I attached a link to Curt Johnson's preserve Rolling Hills over , he's a great guy and runs a nice place. He is in the Marcellus, MI/SW MI you should talk to him first. I've bought Quail chics from Curt in the past. However, as previously mentioned it may be better to just build a pen and keep a few around. In fact it would probably even be less expensive.(?) 

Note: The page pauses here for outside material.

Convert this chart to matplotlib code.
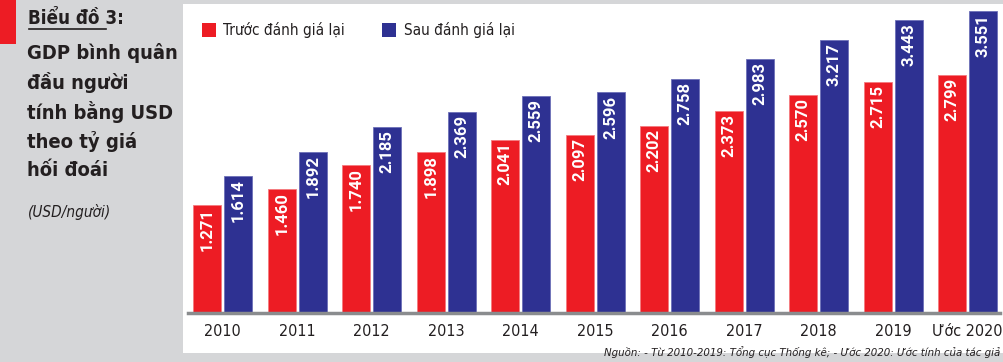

http://www.rollinghillshunting.com/


----------



## Pointerguy (May 22, 2006)

I raised coturnix for a few years and had very good luck. It will take you some time and loss of birds to get it down but they are a very quick maturing bird. I started off with incubating eggs that I purchased and went from there. They mature and start laying eggs a lot earlier then other quail. Once I got a brood going 50-100 birds I could keep 2 120 egg incubators going full time. I do have to say it was nice being able to shoot as many birds as I wanted in a training session :evil:.
However I was very active in field trialing and would use on average 20-30 birds per week and sell about that as well. If you are looking at using a lot of birds and training year around and don't mind investing a few hundred dollars then go for it. But just remember that you will loose some birds in the beginning.


----------



## lssu-laker (Feb 24, 2009)

I have kept quail the past few summers on my place. I just buy adult birds, condition them to the pen, and work them all summer.

nodakoutdoors.com/viewtopic.php?=42253

The above link is to photos of my "jonnyhouse". It keeps the birds, and doubles as a recall pen. I found the plans in a issue of _Pointing Dog Journal. _It is a real easy build.


----------



## Bmac (Jul 7, 2002)

I have raised quail but now prefer to buy them. As others have said, it is expensive and often frustrating. Also, if you do not have enough room for a large flight pen to condition the birds you may have issues with dogs catching them instead of pointing/flushing. 

I bought a couple dozen last summer and used a recall house. In September I kicked the remaining birds out and expected the predators to get them. I saw a few during pheasant season and a covey of 8 last sunday morning. I'm amazed they made it through the winter but I guess the habitat work is paying off.


----------